▶ _Work required_
Quote all of the data that follows exactly as written, skipping the images.

▶ _Recorded information_
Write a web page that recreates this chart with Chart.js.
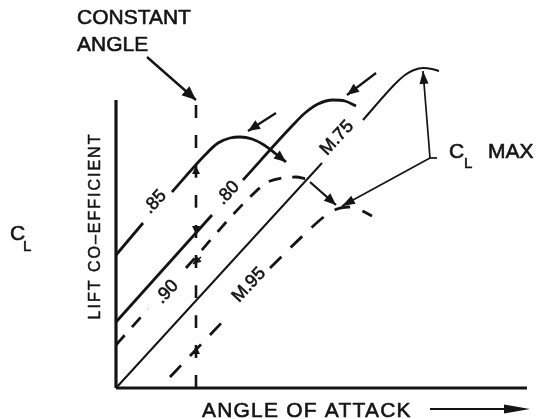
<!DOCTYPE html>
<html><head><meta charset="utf-8">
<script src="https://cdn.jsdelivr.net/npm/chart.js@4"></script>
<style>html,body{margin:0;padding:0;background:#fff;}#wrap{width:536px;height:419px;}</style>
</head><body><div id="wrap"><canvas id="c" width="536" height="419"></canvas></div>
<script>
// x: angle of attack (schematic units), y: lift coefficient CL (schematic units)
const mach85Low  = [[0,0.665],[1.35,0.825]];
const mach85High = [[2.8,0.98],[4.45,1.165],[5.1,1.225],[5.7,1.25],[6.2,1.255],[6.8,1.245],[7.4,1.215],[8.0,1.17],[8.5,1.13]];
const mach80Low  = [[0,0.33],[4.8,0.865]];
const mach80High = [[6.35,1.04],[8.8,1.31],[9.45,1.375],[10.1,1.42],[10.85,1.44],[11.45,1.435],[12.0,1.41]];
const mach75Low  = [[0,0],[10.3,1.125]];
const mach75High = [[12.35,1.34],[13.95,1.52],[14.45,1.565],[14.9,1.59],[15.35,1.6],[15.8,1.595],[16.15,1.585]];
const mach90Low  = [[0,0.215],[1.6,0.395]];
const mach90High = [[3.5,0.6],[6.7,0.955],[7.6,1.03],[8.3,1.05],[9.0,1.055],[9.5,1.045]];
const mach90Drop = [[9.7,1.03],[11.0,0.915]];
const mach95Low  = [[2.7,0.055],[5.6,0.36]];
const mach95High = [[7.7,0.6],[9.7,0.795],[10.45,0.86],[11.05,0.895],[11.6,0.905],[12.1,0.895],[12.8,0.86]];
const constantAngle      = [[4.0,0],[4.0,1.42]];
const constantAngleArrow = [[1.55,1.655],[4.0,1.44]];
const peak85Arrow = [[8.0,1.375],[6.6,1.285]];
const peak80Arrow = [[13.0,1.575],[11.55,1.465]];
const clMaxToM75  = [[15.7,1.15],[15.35,1.585]];
const clMaxToM95  = [[15.7,1.15],[11.3,0.91]];
const clMaxTick   = [[15.7,1.15],[16.05,1.15]];
const crossMarks  = [[[4.0,1.07],[4.0,1.11]],[[4.0,0.81],[4.0,0.77]],[[4.25,0.655],[3.85,0.62]],[[4.0,0.17],[4.0,0.21]]];
const axisY = [[0,0],[0,1.44]];
const axisX = [[0,0],[20.55,0]];
const lineLabels = ['.85','.80','.90','M.75','M.95'];
const labelX = [1.95,5.6,2.55,11.05,6.65];
const labelY = [0.93,0.975,0.48,1.25,0.515];

const INK = '#141414';
const FONT = '"Liberation Sans", Arial, sans-serif';

function ds(points, opts){
  return Object.assign({
    data: points.map(p => ({x:p[0], y:p[1]})),
    showLine: true, pointRadius: 0, pointHoverRadius: 0,
    borderColor: INK, backgroundColor: INK, borderWidth: 2.8,
    fill: false, clip: false, cubicInterpolationMode: 'monotone'
  }, opts || {});
}

const datasets = [
  ds(axisX, {borderWidth:3.2}),
  ds(axisY, {borderWidth:3.2}),
  ds(constantAngle, {borderDash:[13,17], borderWidth:2.6}),
  ds(constantAngleArrow, {borderWidth:2.4, arrowHead:[14,6]}),
  ds(mach85Low), ds(mach85High, {arrowHead:[12,5]}),
  ds(mach80Low), ds(mach80High),
  ds(mach75Low, {borderWidth:2}), ds(mach75High, {borderWidth:2}),
  ds(mach90Low, {borderDash:[13,11]}), ds(mach90High, {borderDash:[13,11]}),
  ds(mach90Drop, {borderWidth:2.2, arrowHead:[12,5]}),
  ds(mach95Low, {borderDash:[16,13]}), ds(mach95High, {borderDash:[16,13]}),
  ds(peak85Arrow, {borderWidth:2.2, arrowHead:[12,5]}),
  ds(peak80Arrow, {borderWidth:2.2, arrowHead:[12,5]}),
  ds(clMaxToM75, {borderWidth:1.7, arrowHead:[13,4.5]}),
  ds(clMaxToM95, {borderWidth:1.7, arrowHead:[13,4.5]}),
  ds(clMaxTick, {borderWidth:1.7})
];
crossMarks.forEach(m => datasets.push(ds(m, {borderWidth:1.6, arrowHead:[8,4]})));

function arrowHead(ctx, x1, y1, x2, y2, len, half){
  const a = Math.atan2(y2-y1, x2-x1);
  const bx = x2 - len*Math.cos(a), by = y2 - len*Math.sin(a);
  ctx.beginPath();
  ctx.moveTo(x2, y2);
  ctx.lineTo(bx + half*Math.sin(a), by - half*Math.cos(a));
  ctx.lineTo(bx - half*Math.sin(a), by + half*Math.cos(a));
  ctx.closePath();
  ctx.fill();
}

function heavyText(ctx, t, x, y){
  ctx.fillText(t, x, y);
  ctx.strokeText(t, x, y);
}

const decor = {
  id: 'decor',
  afterDatasetsDraw(chart){
    const ctx = chart.ctx;
    const xs = chart.scales.x, ys = chart.scales.y;
    ctx.save();
    ctx.fillStyle = INK;
    ctx.strokeStyle = INK;
    chart.data.datasets.forEach((d, i) => {
      if (!d.arrowHead) return;
      const pts = chart.getDatasetMeta(i).data;
      const a = pts[pts.length-2], b = pts[pts.length-1];
      arrowHead(ctx, a.x, a.y, b.x, b.y, d.arrowHead[0], d.arrowHead[1]);
    });
    ctx.lineWidth = 0.6;
    ctx.lineJoin = 'round';
    // labels along the curves
    ctx.font = '18px ' + FONT;
    ctx.textAlign = 'center';
    ctx.textBaseline = 'middle';
    lineLabels.forEach((t, i) => {
      ctx.save();
      ctx.translate(xs.getPixelForValue(labelX[i]), ys.getPixelForValue(labelY[i]));
      ctx.rotate(-47 * Math.PI / 180);
      heavyText(ctx, t, 0, 0);
      ctx.restore();
    });
    // static texts
    ctx.textAlign = 'left';
    ctx.textBaseline = 'alphabetic';
    ctx.font = '21px ' + FONT;
    heavyText(ctx, 'CONSTANT', 77, 24);
    heavyText(ctx, 'ANGLE', 77, 51);
    heavyText(ctx, 'C', 10, 240);
    heavyText(ctx, 'C', 449, 158);
    heavyText(ctx, 'MAX', 488, 158);
    ctx.font = '15px ' + FONT;
    heavyText(ctx, 'L', 23, 251);
    heavyText(ctx, 'L', 464, 168);
    ctx.font = '21px ' + FONT;
    ctx.letterSpacing = '1.2px';
    heavyText(ctx, 'ANGLE OF ATTACK', 202, 417);
    ctx.letterSpacing = '0px';
    // axis title arrow
    ctx.lineWidth = 1.8;
    ctx.beginPath(); ctx.moveTo(430, 409); ctx.lineTo(510, 409); ctx.stroke();
    arrowHead(ctx, 430, 409, 530, 409, 26, 4.5);
    // rotated y title
    ctx.save();
    ctx.translate(96, 226);
    ctx.rotate(-Math.PI/2);
    ctx.font = '16px ' + FONT;
    ctx.letterSpacing = '2px';
    ctx.textAlign = 'center';
    ctx.textBaseline = 'middle';
    ctx.lineWidth = 0.5;
    heavyText(ctx, 'LIFT CO\u2013EFFICIENT', 0, 0);
    ctx.restore();
    ctx.restore();
  }
};

new Chart(document.getElementById('c'), {
  type: 'scatter',
  data: { datasets },
  options: {
    responsive: false, animation: false, devicePixelRatio: 1,
    layout: { padding: { left: 116, right: 9, top: 40, bottom: 31 } },
    scales: {
      x: { type: 'linear', min: 0, max: 20.55, display: false },
      y: { type: 'linear', min: 0, max: 1.74, display: false }
    },
    plugins: { legend: {display:false}, tooltip: {enabled:false} },
    events: []
  },
  plugins: [decor]
});
</script></body></html>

▶ _Output for this exercise_
Write a web page that recreates this chart with Chart.js.
<!DOCTYPE html>
<html><head><meta charset="utf-8">
<script src="https://cdn.jsdelivr.net/npm/chart.js@4"></script>
<style>html,body{margin:0;padding:0;background:#fff;}#wrap{width:536px;height:419px;}</style>
</head><body><div id="wrap"><canvas id="c" width="536" height="419"></canvas></div>
<script>
// x: angle of attack (schematic units), y: lift coefficient CL (schematic units)
const mach85Low  = [[0,0.665],[1.35,0.825]];
const mach85High = [[2.8,0.98],[4.45,1.165],[5.1,1.225],[5.7,1.25],[6.2,1.255],[6.8,1.245],[7.4,1.215],[8.0,1.17],[8.5,1.13]];
const mach80Low  = [[0,0.33],[4.8,0.865]];
const mach80High = [[6.35,1.04],[8.8,1.31],[9.45,1.375],[10.1,1.42],[10.85,1.44],[11.45,1.435],[12.0,1.41]];
const mach75Low  = [[0,0],[10.3,1.125]];
const mach75High = [[12.35,1.34],[13.95,1.52],[14.45,1.565],[14.9,1.59],[15.35,1.6],[15.8,1.595],[16.15,1.585]];
const mach90Low  = [[0,0.215],[1.6,0.395]];
const mach90High = [[3.5,0.6],[6.7,0.955],[7.6,1.03],[8.3,1.05],[9.0,1.055],[9.5,1.045]];
const mach90Drop = [[9.7,1.03],[11.0,0.915]];
const mach95Low  = [[2.7,0.055],[5.6,0.36]];
const mach95High = [[7.7,0.6],[9.7,0.795],[10.45,0.86],[11.05,0.895],[11.6,0.905],[12.1,0.895],[12.8,0.86]];
const constantAngle      = [[4.0,0],[4.0,1.42]];
const constantAngleArrow = [[1.55,1.655],[4.0,1.44]];
const peak85Arrow = [[8.0,1.375],[6.6,1.285]];
const peak80Arrow = [[13.0,1.575],[11.55,1.465]];
const clMaxToM75  = [[15.7,1.15],[15.35,1.585]];
const clMaxToM95  = [[15.7,1.15],[11.3,0.91]];
const clMaxTick   = [[15.7,1.15],[16.05,1.15]];
const crossMarks  = [[[4.0,1.07],[4.0,1.11]],[[4.0,0.81],[4.0,0.77]],[[4.25,0.655],[3.85,0.62]],[[4.0,0.17],[4.0,0.21]]];
const axisY = [[0,0],[0,1.44]];
const axisX = [[0,0],[20.55,0]];
const lineLabels = ['.85','.80','.90','M.75','M.95'];
const labelX = [1.95,5.6,2.55,11.05,6.65];
const labelY = [0.93,0.975,0.48,1.25,0.515];

const INK = '#141414';
const FONT = '"Liberation Sans", Arial, sans-serif';

function ds(points, opts){
  return Object.assign({
    data: points.map(p => ({x:p[0], y:p[1]})),
    showLine: true, pointRadius: 0, pointHoverRadius: 0,
    borderColor: INK, backgroundColor: INK, borderWidth: 2.8,
    fill: false, clip: false, cubicInterpolationMode: 'monotone'
  }, opts || {});
}

const datasets = [
  ds(axisX, {borderWidth:3.2}),
  ds(axisY, {borderWidth:3.2}),
  ds(constantAngle, {borderDash:[13,17], borderWidth:2.6}),
  ds(constantAngleArrow, {borderWidth:2.4, arrowHead:[14,6]}),
  ds(mach85Low), ds(mach85High, {arrowHead:[12,5]}),
  ds(mach80Low), ds(mach80High),
  ds(mach75Low, {borderWidth:2}), ds(mach75High, {borderWidth:2}),
  ds(mach90Low, {borderDash:[13,11]}), ds(mach90High, {borderDash:[13,11]}),
  ds(mach90Drop, {borderWidth:2.2, arrowHead:[12,5]}),
  ds(mach95Low, {borderDash:[16,13]}), ds(mach95High, {borderDash:[16,13]}),
  ds(peak85Arrow, {borderWidth:2.2, arrowHead:[12,5]}),
  ds(peak80Arrow, {borderWidth:2.2, arrowHead:[12,5]}),
  ds(clMaxToM75, {borderWidth:1.7, arrowHead:[13,4.5]}),
  ds(clMaxToM95, {borderWidth:1.7, arrowHead:[13,4.5]}),
  ds(clMaxTick, {borderWidth:1.7})
];
crossMarks.forEach(m => datasets.push(ds(m, {borderWidth:1.6, arrowHead:[8,4]})));

function arrowHead(ctx, x1, y1, x2, y2, len, half){
  const a = Math.atan2(y2-y1, x2-x1);
  const bx = x2 - len*Math.cos(a), by = y2 - len*Math.sin(a);
  ctx.beginPath();
  ctx.moveTo(x2, y2);
  ctx.lineTo(bx + half*Math.sin(a), by - half*Math.cos(a));
  ctx.lineTo(bx - half*Math.sin(a), by + half*Math.cos(a));
  ctx.closePath();
  ctx.fill();
}

function heavyText(ctx, t, x, y){
  ctx.fillText(t, x, y);
  ctx.strokeText(t, x, y);
}

const decor = {
  id: 'decor',
  afterDatasetsDraw(chart){
    const ctx = chart.ctx;
    const xs = chart.scales.x, ys = chart.scales.y;
    ctx.save();
    ctx.fillStyle = INK;
    ctx.strokeStyle = INK;
    chart.data.datasets.forEach((d, i) => {
      if (!d.arrowHead) return;
      const pts = chart.getDatasetMeta(i).data;
      const a = pts[pts.length-2], b = pts[pts.length-1];
      arrowHead(ctx, a.x, a.y, b.x, b.y, d.arrowHead[0], d.arrowHead[1]);
    });
    ctx.lineWidth = 0.6;
    ctx.lineJoin = 'round';
    // labels along the curves
    ctx.font = '18px ' + FONT;
    ctx.textAlign = 'center';
    ctx.textBaseline = 'middle';
    lineLabels.forEach((t, i) => {
      ctx.save();
      ctx.translate(xs.getPixelForValue(labelX[i]), ys.getPixelForValue(labelY[i]));
      ctx.rotate(-47 * Math.PI / 180);
      heavyText(ctx, t, 0, 0);
      ctx.restore();
    });
    // static texts
    ctx.textAlign = 'left';
    ctx.textBaseline = 'alphabetic';
    ctx.font = '21px ' + FONT;
    heavyText(ctx, 'CONSTANT', 77, 24);
    heavyText(ctx, 'ANGLE', 77, 51);
    heavyText(ctx, 'C', 10, 240);
    heavyText(ctx, 'C', 449, 158);
    heavyText(ctx, 'MAX', 488, 158);
    ctx.font = '15px ' + FONT;
    heavyText(ctx, 'L', 23, 251);
    heavyText(ctx, 'L', 464, 168);
    ctx.font = '21px ' + FONT;
    ctx.letterSpacing = '1.2px';
    heavyText(ctx, 'ANGLE OF ATTACK', 202, 417);
    ctx.letterSpacing = '0px';
    // axis title arrow
    ctx.lineWidth = 1.8;
    ctx.beginPath(); ctx.moveTo(430, 409); ctx.lineTo(510, 409); ctx.stroke();
    arrowHead(ctx, 430, 409, 530, 409, 26, 4.5);
    // rotated y title
    ctx.save();
    ctx.translate(96, 226);
    ctx.rotate(-Math.PI/2);
    ctx.font = '16px ' + FONT;
    ctx.letterSpacing = '2px';
    ctx.textAlign = 'center';
    ctx.textBaseline = 'middle';
    ctx.lineWidth = 0.5;
    heavyText(ctx, 'LIFT CO\u2013EFFICIENT', 0, 0);
    ctx.restore();
    ctx.restore();
  }
};

new Chart(document.getElementById('c'), {
  type: 'scatter',
  data: { datasets },
  options: {
    responsive: false, animation: false, devicePixelRatio: 1,
    layout: { padding: { left: 116, right: 9, top: 40, bottom: 31 } },
    scales: {
      x: { type: 'linear', min: 0, max: 20.55, display: false },
      y: { type: 'linear', min: 0, max: 1.74, display: false }
    },
    plugins: { legend: {display:false}, tooltip: {enabled:false} },
    events: []
  },
  plugins: [decor]
});
</script></body></html>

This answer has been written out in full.